New Brunswickers have been told that they’re facing a simple choice: a new gas and diesel plant in Tantramar, or blackouts.
It’s a powerful story that’s meant to shut down debate. It plays on fear, and it’s meant to make this massive, long-term fossil fuel project feel inevitable.
But after watching the recent Energy and Utilities Board (EUB) hearings on the plant, it’s clear we are being presented with only one solution—the fastest and most familiar one for N.B. Power.
This project is not unavoidable, like the utility claims. It’s a choice, and that choice will shape power bills, public health and our climate future for decades.
A public utility should not be hiding the public price tag
N.B. Power is a public utility that belongs to all New Brunswickers. So, as a ratepayer, you deserve to know what you’re being asked to pay for.
Yet at the hearings, N.B. Power would not share even a rough estimate of what the Tantramar project could cost over the next 25 years.
Utility executives acknowledged it would cost more than $1 billion just to build the plant, but that figure does not include decades of volatile fuel prices, operating costs, maintenance or financing.
This lack of transparency is a big problem.
The public can’t decide whether this project is in their best interest if they don’t actually know the full costs. This isn’t a private business deal. This decision will affect household bills across the province.
Power hikes coming
We do know this plant will cost New Brunswickers. Documents filed with the EUB show N.B. Power estimated the project could raise rates by nearly five per cent in the first full year of operation.
This comes at a time when New Brunswick already has some of the highest rates of energy poverty in Canada. N.B. Power has already raised residential electricity rates by nearly 30 per cent over the past three years and is proposing an additional 4.75 per cent increase effective April 1.
Now, N.B. Power is rushing this plant, and it will lead to even higher electricity rates, putting more pressure on families struggling to keep up with rent, groceries and heating costs. Seniors are stretched, and renters often have little control over insulation and efficiency, but they still have to pay power bills.
Reliability matters, but affordability matters too. N.B. Power argues this plant is needed to avoid blackouts, yet rising electricity costs can also leave people without power. When households can’t afford their bills, the lights go out just the same.
The easiest solution for N.B. Power, not New Brunswick
At the EUB hearings, N.B. Power executives suggested they chose this project, not because it was the best solution, but because it was easier than trying several smaller measures at once.
That is a serious admission, because we know there are better alternatives, they just may not be easier for executives at the public utility.
Right now, modern electricity grids are being built with a mix of solutions. Battery storage, demand response, renewables and grid flexibility are already being used. These are not futuristic ideas.
New Brunswick has an opportunity to learn from this and modernize. Instead, N.B. Power is pushing a technology of the past.

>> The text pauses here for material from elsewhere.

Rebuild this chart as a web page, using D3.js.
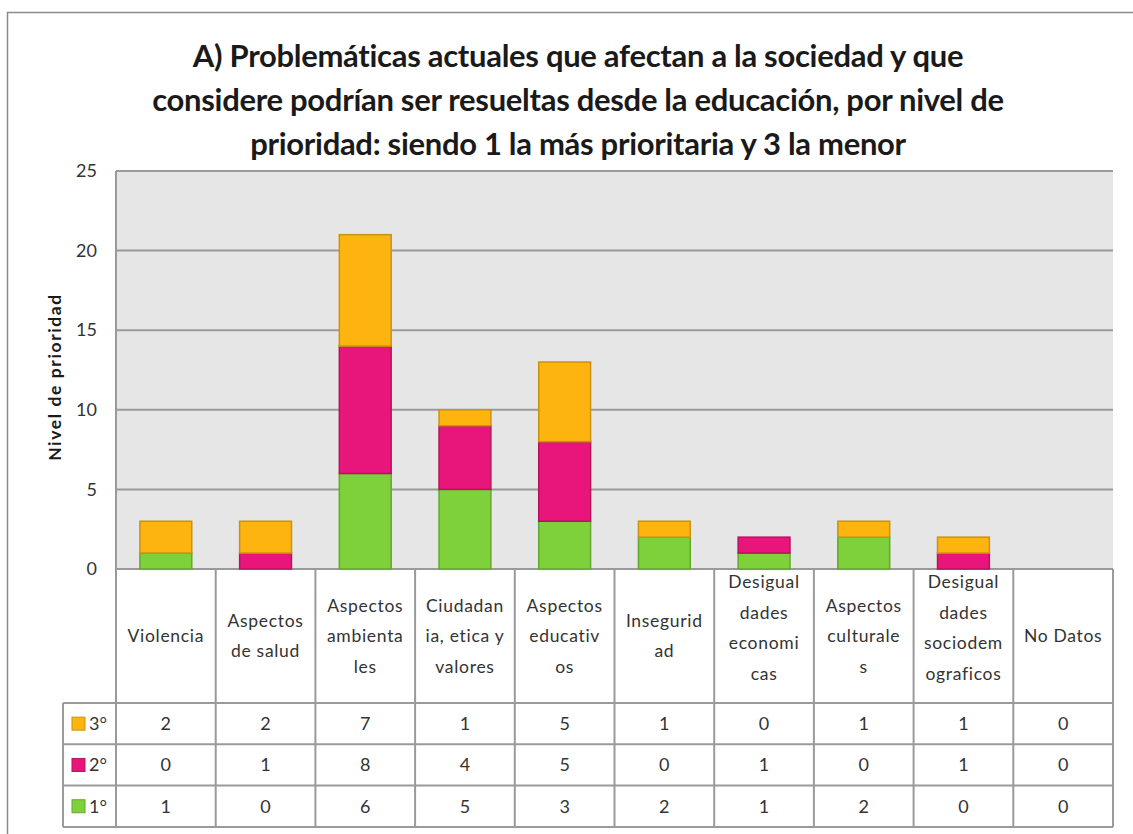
<!DOCTYPE html>
<html><head><meta charset="utf-8">
<script src="https://cdn.jsdelivr.net/npm/d3@7/dist/d3.min.js"></script>
<style>
body{margin:0;background:#fff;}
svg{display:block;}
</style></head>
<body>
<svg id="c" width="1133" height="834"></svg>
<script>
const categories = ["Violencia","Aspectos de salud","Aspectos ambientales","Ciudadania, etica y valores","Aspectos educativos","Inseguridad","Desigualdades economicas","Aspectos culturales","Desigualdades sociodemograficos","No Datos"];
const categoryLines = [["Violencia"],["Aspectos","de salud"],["Aspectos","ambienta","les"],["Ciudadan","ia, etica y","valores"],["Aspectos","educativ","os"],["Insegurid","ad"],["Desigual","dades","economi","cas"],["Aspectos","culturale","s"],["Desigual","dades","sociodem","ograficos"],["No Datos"]];
const seriesNames = ["1°","2°","3°"];
const primero = [1,0,6,5,3,2,1,2,0,0];
const segundo = [0,1,8,4,5,0,1,0,1,0];
const tercero = [2,2,7,1,5,1,0,1,1,0];
const yTicks = [0,5,10,15,20,25];
const titleLines = ["A) Problemáticas actuales que afectan a la sociedad y que","considere podrían ser resueltas desde la educación, por nivel de","prioridad: siendo 1 la más prioritaria y 3 la menor"];
const yTitle = "Nivel de prioridad";

const seriesValues = [primero, segundo, tercero];
const fills = ["#7FD13B","#E8167A","#FDB40F"];
const strokes = ["#62A82C","#B8125F","#C99212"];

const svg = d3.select("#c");
const font = "Lato, 'Open Sans', sans-serif";

// outer border
svg.append("rect").attr("x",7.5).attr("y",12.5).attr("width",1140).attr("height",840)
  .attr("fill","#fff").attr("stroke","#8a8a8a").attr("stroke-width",1.5);

// title
svg.append("g").selectAll("text").data(titleLines).join("text")
  .attr("x",578).attr("y",(d,i)=>67+i*44)
  .attr("text-anchor","middle").attr("font-family",font).attr("font-weight","bold")
  .attr("font-size",31).attr("letter-spacing",-0.3).attr("fill","#1a1a1a").text(d=>d);

const pLeft=116, pRight=1113, pTop=171, pBottom=569;
const x = d3.scaleBand().domain(categories).range([pLeft,pRight]).paddingInner(0).paddingOuter(0);
const y = d3.scaleLinear().domain([0,25]).range([pBottom,pTop]);

// plot background
svg.append("rect").attr("x",pLeft).attr("y",pTop).attr("width",pRight-pLeft).attr("height",pBottom-pTop)
  .attr("fill","#E6E6E6");
svg.append("line").attr("x1",pLeft).attr("x2",pLeft).attr("y1",pTop).attr("y2",pBottom)
  .attr("stroke","#999").attr("stroke-width",2);

// grid
svg.append("g").selectAll("line").data(yTicks).join("line")
  .attr("x1",pLeft).attr("x2",pRight).attr("y1",d=>y(d)).attr("y2",d=>y(d))
  .attr("stroke","#9a9a9a").attr("stroke-width",2);

// y axis labels
const yAxis = d3.axisLeft(y).tickValues(yTicks).tickSize(0).tickPadding(0);
const ya = svg.append("g").attr("transform",`translate(${pLeft-19},0)`).call(yAxis);
ya.select(".domain").remove();
ya.selectAll("text").attr("font-family",font).attr("font-size",18).attr("fill","#333").attr("text-anchor","end");

// y title
svg.append("text").attr("transform",`translate(61,377) rotate(-90)`)
  .attr("text-anchor","middle").attr("font-family",font).attr("font-weight","bold")
  .attr("font-size",17.5).attr("letter-spacing",1.6).attr("fill","#1a1a1a").text(yTitle);

// stacked bars
const rows = categories.map((c,i)=>({cat:c, s0:primero[i], s1:segundo[i], s2:tercero[i]}));
const stack = d3.stack().keys(["s0","s1","s2"])(rows);
const bw = x.bandwidth()*0.52;
svg.append("g").selectAll("g").data(stack).join("g")
  .attr("fill",(d,i)=>fills[i]).attr("stroke",(d,i)=>strokes[i]).attr("stroke-width",1.5)
  .selectAll("rect").data(d=>d.filter(p=>p[1]-p[0]>0)).join("rect")
  .attr("x",d=>x(d.data.cat)+(x.bandwidth()-bw)/2)
  .attr("width",bw)
  .attr("y",d=>y(d[1])).attr("height",d=>y(d[0])-y(d[1]));

// table
const tableTop = pBottom, headerBottom = 703, rowH = 41.3;
const legendLeft = 63;
const tg = svg.append("g");
const lineColor = "#9a9a9a";
categories.forEach((c,i)=>{
  tg.append("line").attr("x1",x(c)).attr("x2",x(c)).attr("y1",tableTop).attr("y2",headerBottom+3*rowH)
    .attr("stroke",lineColor).attr("stroke-width",2);
});
tg.append("line").attr("x1",pRight).attr("x2",pRight).attr("y1",tableTop).attr("y2",headerBottom+3*rowH)
  .attr("stroke",lineColor).attr("stroke-width",2);
tg.append("line").attr("x1",legendLeft).attr("x2",legendLeft).attr("y1",headerBottom).attr("y2",headerBottom+3*rowH)
  .attr("stroke",lineColor).attr("stroke-width",2);
[0,1,2,3].forEach(k=>{
  tg.append("line").attr("x1",legendLeft).attr("x2",pRight).attr("y1",headerBottom+k*rowH).attr("y2",headerBottom+k*rowH)
    .attr("stroke",lineColor).attr("stroke-width",2);
});
const lh = 30.5;
categories.forEach((c,i)=>{
  const lines = categoryLines[i];
  const cy = lines.length > 3 ? 628 : 636;
  const t = tg.append("text").attr("x",x(c)+x.bandwidth()/2).attr("text-anchor","middle")
    .attr("font-family",font).attr("font-size",17.5).attr("letter-spacing",0.7).attr("fill","#333");
  lines.forEach((l,j)=>{
    t.append("tspan").attr("x",x(c)+x.bandwidth()/2)
      .attr("y",cy + (j-(lines.length-1)/2)*lh + 6).text(l);
  });
});
const rowOrder = [2,1,0];
rowOrder.forEach((si,r)=>{
  const cy = headerBottom + r*rowH + rowH/2;
  tg.append("rect").attr("x",72).attr("y",cy-6.5).attr("width",13).attr("height",13)
    .attr("fill",fills[si]).attr("stroke",strokes[si]).attr("stroke-width",1);
  tg.append("text").attr("x",89).attr("y",cy+6.5).attr("font-family",font).attr("font-size",18)
    .attr("fill","#333").text(seriesNames[si]);
  categories.forEach((c,i)=>{
    tg.append("text").attr("x",x(c)+x.bandwidth()/2).attr("y",cy+6.5).attr("text-anchor","middle")
      .attr("font-family",font).attr("font-size",18).attr("fill","#333").text(seriesValues[si][i]);
  });
});
</script>
</body></html>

This is the core problem. N.B. Power appears to have a culture rooted in tradition rather than transformation. Too often, those traditions lead to decisions that are easiest for N.B. Power, not what is best for New Brunswickers.
New Brunswick can have reliability without locking into fossil fuels
No one is saying reliability does not matter. It does.
The question is whether New Brunswick is being offered the smartest path forward, or simply the fastest one.
New Brunswickers deserve transparency on the full costs. We deserve a real alternatives analysis. We deserve an energy plan that aligns with climate reality, not one that adds to the problem.
The EUB now has an important decision to make.
If the board decides this project is not prudent, the deal is cancelled. That would mean regulators carefully assessed the risks and costs and concluded that this is not the right investment for this province. This would allow New Brunswick to pursue better alternatives, such as battery energy storage, wind, solar and demand-side management.
If the EUB decides the project is prudent, the plant moves ahead. That means New Brunswickers are tied to a 25-year commitment to fossil fuels, with costs that will show up on monthly power bills and lasting environmental consequences.
Whatever the outcome, the hearings made one thing loud and clear: New Brunswick does not have to settle for old solutions that come with long-term costs. We can build a cleaner, more affordable, more resilient energy system that sets New Brunswick on a path toward long-term energy security and a sustainable future.
That starts with telling the truth about this project, and demanding better from the utility that belongs to all of us.